The official determination is supposed to rest on where you have your "primary center of interest." This includes where you spend the most time, where you return to on a regular basis to sleep, where you own a home, where you perform the work for which you are paid.

In your case, you should be ok as long as you aren't spending more than 183 days a year in Portugal - but the criteria is not always very clear cut and the Portuguese could raise the issue if you appear to be "residing" in Portugal.
Cheers,
Bev


----------



## brownsea (Dec 30, 2008)

*Portuguese language lessons*



Ken Sheldrake said:


> Hi we ( Ken & Lynda ) have an apartment in the east algarve which is for our retirement. At the moment we are spending at least 2 weeks every 2 months ( often more) there. Where can i get all the info regarding the do,s and dont,s regarding matriculation as i have a car dealership in the UK and it is far cheaper to bring a car over than buy one here?

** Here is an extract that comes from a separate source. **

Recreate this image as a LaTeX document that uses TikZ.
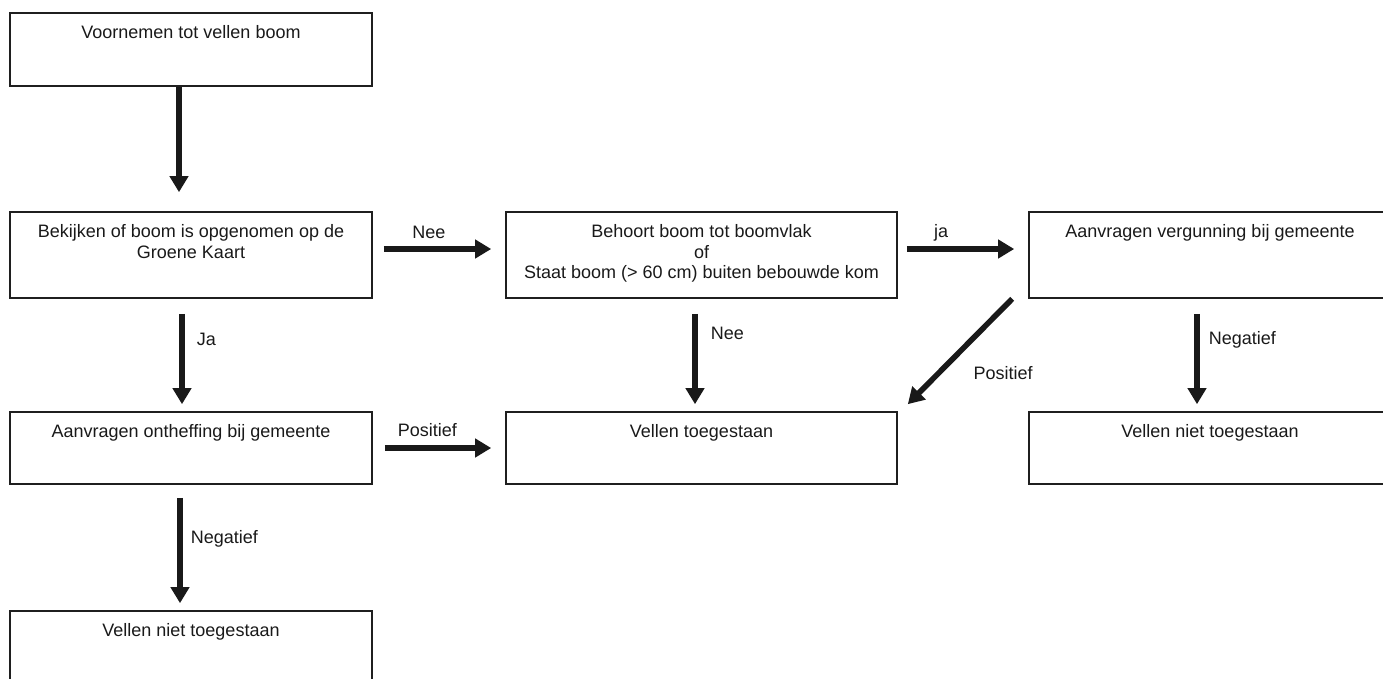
\documentclass[tikz,border=0pt]{standalone}
\usepackage{fontspec}
\setmainfont{Liberation Sans}
\usetikzlibrary{arrows.meta}
\begin{document}
\begin{tikzpicture}[x=1pt,y=-1pt,
    box/.style={draw=black!88, line width=1.6pt, minimum width=362pt, minimum height=86pt, inner sep=0pt},
    txt/.style={anchor=north, align=center, inner sep=13pt, text=black!90, font=\fontsize{18}{20.7}\selectfont},
    lbl/.style={inner sep=0pt, text=black!90, font=\fontsize{18}{20.7}\selectfont},
    arr/.style={-{Triangle[width=18pt,length=16pt]}, line width=5.6pt, black!90}]
\useasboundingbox (0,0) rectangle (1383,678);
\node[box, minimum height=73pt] (1) at (191,49.5) {};
\node[box] (2) at (191,255) {};
\node[box, minimum width=391pt] (3) at (701.5,255) {};
\node[box] (4) at (1210,255) {};
\node[box, minimum height=72pt] (5) at (191,448) {};
\node[box, minimum width=391pt, minimum height=72pt] (6) at (701.5,448) {};
\node[box, minimum height=72pt] (7) at (1210,448) {};
\node[box, minimum height=72pt] (8) at (191,647) {};
% teksten in de vakken
\node[txt] (t1) at (1.north) {Voornemen tot vellen boom};
\node[txt] (t2) at (2.north) {Bekijken of boom is opgenomen op de\\Groene Kaart};
\node[txt] (t3) at (3.north) {Behoort boom tot boomvlak\\of\\Staat boom (> 60 cm) buiten bebouwde kom};
\node[txt] (t4) at (4.north) {Aanvragen vergunning bij gemeente};
\node[txt] (t5) at (5.north) {Aanvragen ontheffing bij gemeente};
\node[txt] (t6) at (6.north) {Vellen toegestaan};
\node[txt] (t7) at (7.north) {Vellen niet toegestaan};
\node[txt] (t8) at (8.north) {Vellen niet toegestaan};
% pijlen
\draw[arr] ([xshift=-12pt]1.south) -- ([xshift=-12pt,yshift=19pt]2.north);
\draw[arr] ([xshift=11pt,yshift=6pt]2.east) -- node[lbl, pos=0.42, yshift=17pt] (l1) {Nee} ([xshift=-14pt,yshift=6pt]3.west);
\draw[arr] ([xshift=9pt,yshift=6pt]3.east) -- node[lbl, pos=0.32, yshift=16pt] (l2) {ja} ([xshift=-14pt,yshift=6pt]4.west);
\draw[arr] ([xshift=-9pt,yshift=-15pt]2.south) -- node[lbl, anchor=west, pos=0.28, xshift=12pt] (l3) {Ja} ([xshift=-9pt,yshift=7pt]5.north);
\draw[arr] ([xshift=-6.5pt,yshift=-15pt]3.south) -- node[lbl, anchor=west, pos=0.22, xshift=13pt] (l4) {Nee} ([xshift=-6.5pt,yshift=7pt]6.north);
\draw[arr] ([xshift=-13pt,yshift=-15pt]4.south) -- node[lbl, anchor=west, pos=0.29, xshift=9pt] (l5) {Negatief} ([xshift=-13pt,yshift=7pt]7.north);
\draw[arr] ([xshift=-16pt]4.south west) -- node[lbl, pos=0.5, xshift=43pt, yshift=-22pt] (l6) {Positief} ([xshift=10pt,yshift=7pt]6.north east);
\draw[arr] ([xshift=12pt]5.east) -- node[lbl, pos=0.40, yshift=18pt] (l7) {Positief} ([xshift=-14pt]6.west);
\draw[arr] ([xshift=-11pt,yshift=-13pt]5.south) -- node[lbl, anchor=west, pos=0.39, xshift=8pt] (l8) {Negatief} ([xshift=-11pt,yshift=7pt]8.north);
\end{tikzpicture}
\end{document}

I am aware that a UK vehicke is only allowed 6 months stay. Is it possible to have a dual Uk and Portuguese residency without affecting my UK tax liability as i beleive you get one car matriculation allowance with this? Also where can i get a list of all the tax laws regarding Portuguese liabilitys? is there a web site which gives me any of this informatiom. Well to anyone who can help i thank you in advance. On alighter note we love Portugal and its people and are learning Portuguese in the UK so that we can intergrate and adopt a much more relaxed and healthy lifestyle. It is great to see children being involved with the families. We have been visitors to Portugal for twenty years now and for anyone who likes the Algarve the East coast is today still very Portuguese and hopefully will stay that way. Bye for Now Ken



Hi, I live in Wimborne and work in Bournemouth. Just wondered where you are having Portuguese lessons as I have tried for many years without success in this area. Each time I enrol, they run for a couple of weeks and then fold. I have been visiting Portugal for nearly as long as you and have picked up a reasonable knowledge of the lingo but need to know how to put it all together. I have enrolled for a further ed course which starts in March but no telling at the moment whether it will run.


----------



## Estebes (Jan 31, 2009)

brownsea said:


> Hi, I live in Wimborne and work in Bournemouth. Just wondered where you are having Portuguese lessons as I have tried for many years without success in this area. Each time I enrol, they run for a couple of weeks and then fold. I have been visiting Portugal for nearly as long as you and have picked up a reasonable knowledge of the lingo but need to know how to put it all together. I have enrolled for a further ed course which starts in March but no telling at the moment whether it will run.


Hi!

About the language is quite simple. My parents lived in UK for 11 years, and went to Tugaland when I was 14 months old. The only thing that I speak in English was BUAHHHHHHH! At school I always had bad notes at english. But a couple of years I start to be enlove with Jag's so I have to speak english at a naturally way, you need to talk, you talk. And a dictionary at your handbag doesn't ofend anybody!
About the registration car laws, this year whe had good news to other countries residents, thanks to Spanish Medical Doctors.
Due to many living in Spain and working in Portugal, there is a new law that permits that anybody working here, or doing something like that, can use your own car here but with other country reg plates.

Cheers

Alex


----------